→ **WHAT IS NEEDED**
Pictures stay out. Extract the lines below from the first one through the line with "from bokeh.resources import INLINE", both included.

::::::

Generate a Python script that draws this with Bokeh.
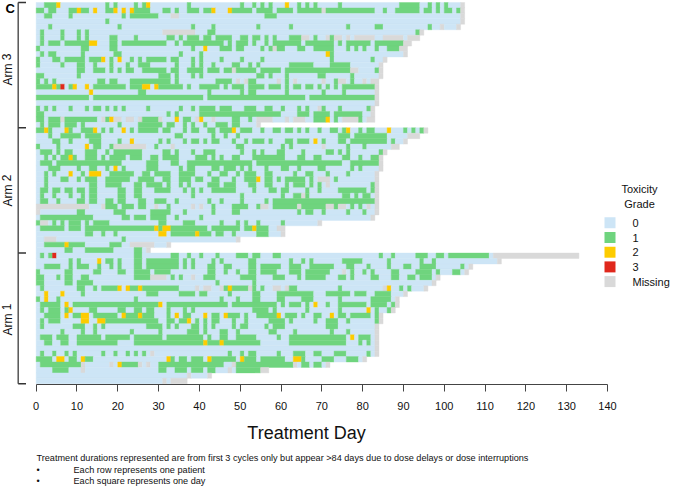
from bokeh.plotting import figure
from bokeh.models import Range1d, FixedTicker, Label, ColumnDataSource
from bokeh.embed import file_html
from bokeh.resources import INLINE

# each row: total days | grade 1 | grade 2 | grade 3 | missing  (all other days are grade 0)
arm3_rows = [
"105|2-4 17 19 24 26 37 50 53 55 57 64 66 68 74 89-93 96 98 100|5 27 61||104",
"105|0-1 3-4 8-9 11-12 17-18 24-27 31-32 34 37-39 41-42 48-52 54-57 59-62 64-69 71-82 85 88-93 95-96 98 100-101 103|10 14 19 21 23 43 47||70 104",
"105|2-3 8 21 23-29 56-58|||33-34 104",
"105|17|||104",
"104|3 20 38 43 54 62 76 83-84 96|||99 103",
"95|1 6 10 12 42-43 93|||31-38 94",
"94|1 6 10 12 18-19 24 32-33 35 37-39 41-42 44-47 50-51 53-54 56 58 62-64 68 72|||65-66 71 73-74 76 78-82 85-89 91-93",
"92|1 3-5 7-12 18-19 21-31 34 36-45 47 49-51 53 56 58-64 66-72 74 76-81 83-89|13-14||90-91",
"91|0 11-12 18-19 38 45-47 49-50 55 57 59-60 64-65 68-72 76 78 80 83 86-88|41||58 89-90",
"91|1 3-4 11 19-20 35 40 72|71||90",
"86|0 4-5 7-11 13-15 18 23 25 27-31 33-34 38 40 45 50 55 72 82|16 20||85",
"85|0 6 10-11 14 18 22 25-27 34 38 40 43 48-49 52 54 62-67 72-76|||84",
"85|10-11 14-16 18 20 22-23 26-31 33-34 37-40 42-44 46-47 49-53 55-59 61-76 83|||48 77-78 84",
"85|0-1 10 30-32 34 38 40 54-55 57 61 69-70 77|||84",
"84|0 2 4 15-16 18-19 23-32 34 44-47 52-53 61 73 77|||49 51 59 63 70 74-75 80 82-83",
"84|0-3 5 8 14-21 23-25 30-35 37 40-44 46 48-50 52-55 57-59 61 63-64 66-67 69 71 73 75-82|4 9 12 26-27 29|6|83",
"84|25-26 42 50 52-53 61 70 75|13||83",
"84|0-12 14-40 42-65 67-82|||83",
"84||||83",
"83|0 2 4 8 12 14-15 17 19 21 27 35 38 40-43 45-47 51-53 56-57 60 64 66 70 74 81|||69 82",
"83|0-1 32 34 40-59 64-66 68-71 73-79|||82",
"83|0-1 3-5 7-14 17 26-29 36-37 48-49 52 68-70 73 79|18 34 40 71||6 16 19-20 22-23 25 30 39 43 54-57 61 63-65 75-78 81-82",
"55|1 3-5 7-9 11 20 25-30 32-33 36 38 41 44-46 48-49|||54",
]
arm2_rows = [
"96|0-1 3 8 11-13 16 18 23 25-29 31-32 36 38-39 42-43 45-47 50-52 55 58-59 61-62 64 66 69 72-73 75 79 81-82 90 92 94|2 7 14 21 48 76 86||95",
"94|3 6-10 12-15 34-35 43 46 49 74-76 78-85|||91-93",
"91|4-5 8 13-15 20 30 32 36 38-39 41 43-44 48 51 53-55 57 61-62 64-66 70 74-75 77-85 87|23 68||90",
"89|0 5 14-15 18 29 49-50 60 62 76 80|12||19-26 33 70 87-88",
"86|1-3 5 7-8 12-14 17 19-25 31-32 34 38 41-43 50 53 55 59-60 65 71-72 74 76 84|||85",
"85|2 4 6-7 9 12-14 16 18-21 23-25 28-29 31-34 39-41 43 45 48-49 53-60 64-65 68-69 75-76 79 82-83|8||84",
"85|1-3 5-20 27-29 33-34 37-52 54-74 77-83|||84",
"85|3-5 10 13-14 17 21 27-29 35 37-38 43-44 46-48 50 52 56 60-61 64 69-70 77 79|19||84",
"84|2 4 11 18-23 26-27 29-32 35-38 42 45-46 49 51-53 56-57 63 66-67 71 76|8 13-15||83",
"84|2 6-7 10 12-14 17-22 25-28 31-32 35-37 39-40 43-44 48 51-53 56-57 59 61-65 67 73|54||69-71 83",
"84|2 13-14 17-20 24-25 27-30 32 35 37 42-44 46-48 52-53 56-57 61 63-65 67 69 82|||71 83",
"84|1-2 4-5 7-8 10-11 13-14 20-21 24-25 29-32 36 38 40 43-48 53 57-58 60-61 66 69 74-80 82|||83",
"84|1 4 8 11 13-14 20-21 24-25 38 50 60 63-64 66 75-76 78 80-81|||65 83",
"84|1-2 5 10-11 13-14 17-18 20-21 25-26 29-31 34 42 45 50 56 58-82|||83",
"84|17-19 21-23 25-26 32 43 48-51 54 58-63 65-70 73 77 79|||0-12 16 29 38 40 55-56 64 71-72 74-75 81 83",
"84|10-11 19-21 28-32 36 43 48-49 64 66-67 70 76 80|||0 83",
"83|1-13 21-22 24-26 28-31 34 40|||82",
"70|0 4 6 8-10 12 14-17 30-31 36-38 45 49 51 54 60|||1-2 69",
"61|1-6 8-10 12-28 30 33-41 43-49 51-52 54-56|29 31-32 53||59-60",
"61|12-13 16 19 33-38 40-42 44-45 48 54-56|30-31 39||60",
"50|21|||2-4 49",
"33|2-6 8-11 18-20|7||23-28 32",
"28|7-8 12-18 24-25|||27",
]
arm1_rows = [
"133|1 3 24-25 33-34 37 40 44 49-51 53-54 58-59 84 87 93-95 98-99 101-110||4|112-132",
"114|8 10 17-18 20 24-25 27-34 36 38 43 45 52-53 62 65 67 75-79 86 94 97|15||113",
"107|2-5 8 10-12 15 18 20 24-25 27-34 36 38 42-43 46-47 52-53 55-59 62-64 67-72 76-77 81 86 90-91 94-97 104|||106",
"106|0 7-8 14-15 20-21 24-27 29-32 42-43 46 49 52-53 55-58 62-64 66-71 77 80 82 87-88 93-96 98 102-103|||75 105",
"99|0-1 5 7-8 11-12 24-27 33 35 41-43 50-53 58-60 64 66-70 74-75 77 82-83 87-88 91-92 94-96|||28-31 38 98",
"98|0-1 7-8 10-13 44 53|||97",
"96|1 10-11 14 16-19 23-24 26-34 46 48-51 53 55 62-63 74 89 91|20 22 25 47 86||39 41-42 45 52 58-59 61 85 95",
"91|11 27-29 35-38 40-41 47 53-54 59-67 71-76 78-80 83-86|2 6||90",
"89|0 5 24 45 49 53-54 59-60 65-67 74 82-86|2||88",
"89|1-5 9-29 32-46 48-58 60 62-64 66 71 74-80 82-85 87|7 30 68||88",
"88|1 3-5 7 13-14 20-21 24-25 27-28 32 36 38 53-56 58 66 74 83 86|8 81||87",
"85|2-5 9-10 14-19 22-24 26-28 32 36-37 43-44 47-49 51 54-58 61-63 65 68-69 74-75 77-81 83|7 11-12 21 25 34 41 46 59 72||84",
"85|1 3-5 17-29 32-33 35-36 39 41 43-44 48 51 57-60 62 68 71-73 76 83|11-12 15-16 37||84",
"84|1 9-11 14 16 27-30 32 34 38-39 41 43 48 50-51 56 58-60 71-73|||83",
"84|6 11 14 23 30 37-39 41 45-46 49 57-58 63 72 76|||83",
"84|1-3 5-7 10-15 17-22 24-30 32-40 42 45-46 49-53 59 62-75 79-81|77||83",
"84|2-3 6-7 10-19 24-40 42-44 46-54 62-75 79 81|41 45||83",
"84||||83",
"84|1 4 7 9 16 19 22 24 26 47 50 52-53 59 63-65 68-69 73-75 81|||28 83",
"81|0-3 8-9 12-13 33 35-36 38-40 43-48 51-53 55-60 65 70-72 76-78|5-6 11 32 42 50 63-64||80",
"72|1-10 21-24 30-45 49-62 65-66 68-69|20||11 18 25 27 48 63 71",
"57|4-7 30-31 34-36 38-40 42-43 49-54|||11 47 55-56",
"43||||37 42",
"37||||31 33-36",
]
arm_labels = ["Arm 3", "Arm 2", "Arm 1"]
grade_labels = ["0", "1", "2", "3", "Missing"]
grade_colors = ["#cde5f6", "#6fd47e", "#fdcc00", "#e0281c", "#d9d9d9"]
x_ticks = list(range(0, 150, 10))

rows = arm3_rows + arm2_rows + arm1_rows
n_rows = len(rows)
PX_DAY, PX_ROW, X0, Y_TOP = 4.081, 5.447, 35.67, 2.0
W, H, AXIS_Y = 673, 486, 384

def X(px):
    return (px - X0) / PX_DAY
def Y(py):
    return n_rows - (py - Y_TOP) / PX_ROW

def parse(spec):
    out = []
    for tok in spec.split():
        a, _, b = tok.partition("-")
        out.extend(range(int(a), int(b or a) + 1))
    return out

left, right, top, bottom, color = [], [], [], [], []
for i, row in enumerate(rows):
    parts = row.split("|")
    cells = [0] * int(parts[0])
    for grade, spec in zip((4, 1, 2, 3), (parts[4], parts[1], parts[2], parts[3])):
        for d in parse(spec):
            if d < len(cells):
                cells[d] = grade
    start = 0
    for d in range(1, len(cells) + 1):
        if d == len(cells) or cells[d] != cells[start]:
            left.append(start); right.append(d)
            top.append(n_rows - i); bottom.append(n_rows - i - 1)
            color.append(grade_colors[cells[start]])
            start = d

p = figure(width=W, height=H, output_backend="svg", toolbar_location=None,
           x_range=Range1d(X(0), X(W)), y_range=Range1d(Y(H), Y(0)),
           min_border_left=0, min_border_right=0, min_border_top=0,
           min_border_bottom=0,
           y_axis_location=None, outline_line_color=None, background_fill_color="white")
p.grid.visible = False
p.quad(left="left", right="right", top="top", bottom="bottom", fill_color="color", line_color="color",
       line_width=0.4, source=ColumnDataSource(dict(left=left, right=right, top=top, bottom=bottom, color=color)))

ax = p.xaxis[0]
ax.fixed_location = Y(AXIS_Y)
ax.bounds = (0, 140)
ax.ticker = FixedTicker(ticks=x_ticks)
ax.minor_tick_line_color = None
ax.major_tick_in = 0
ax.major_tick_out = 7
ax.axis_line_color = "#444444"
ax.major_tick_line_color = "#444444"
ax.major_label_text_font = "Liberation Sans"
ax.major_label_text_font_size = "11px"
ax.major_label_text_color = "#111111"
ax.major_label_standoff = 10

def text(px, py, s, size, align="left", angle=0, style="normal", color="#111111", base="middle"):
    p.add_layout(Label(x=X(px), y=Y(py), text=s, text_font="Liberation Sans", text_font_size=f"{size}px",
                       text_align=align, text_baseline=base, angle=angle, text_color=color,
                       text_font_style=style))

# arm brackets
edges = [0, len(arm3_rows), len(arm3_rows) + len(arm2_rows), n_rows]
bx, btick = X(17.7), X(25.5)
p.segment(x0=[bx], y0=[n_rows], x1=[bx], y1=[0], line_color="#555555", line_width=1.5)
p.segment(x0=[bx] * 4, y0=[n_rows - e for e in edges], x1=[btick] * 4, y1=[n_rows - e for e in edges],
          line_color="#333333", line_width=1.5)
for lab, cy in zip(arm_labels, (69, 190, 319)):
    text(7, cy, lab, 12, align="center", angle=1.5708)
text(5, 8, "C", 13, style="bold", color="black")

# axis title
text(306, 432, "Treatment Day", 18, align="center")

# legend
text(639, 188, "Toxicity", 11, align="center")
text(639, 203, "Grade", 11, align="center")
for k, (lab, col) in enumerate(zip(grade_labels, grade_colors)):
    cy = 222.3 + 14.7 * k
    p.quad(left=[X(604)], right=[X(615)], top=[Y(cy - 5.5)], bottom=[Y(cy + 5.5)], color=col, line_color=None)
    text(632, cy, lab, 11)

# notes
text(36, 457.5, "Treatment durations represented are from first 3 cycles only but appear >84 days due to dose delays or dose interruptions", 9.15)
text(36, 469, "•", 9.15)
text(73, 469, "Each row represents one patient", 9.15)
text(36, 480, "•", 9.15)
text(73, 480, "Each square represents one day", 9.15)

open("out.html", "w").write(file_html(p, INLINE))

::::::

→ **FINAL RESULT**
Generate a Python script that draws this with Bokeh.
from bokeh.plotting import figure
from bokeh.models import Range1d, FixedTicker, Label, ColumnDataSource
from bokeh.embed import file_html
from bokeh.resources import INLINE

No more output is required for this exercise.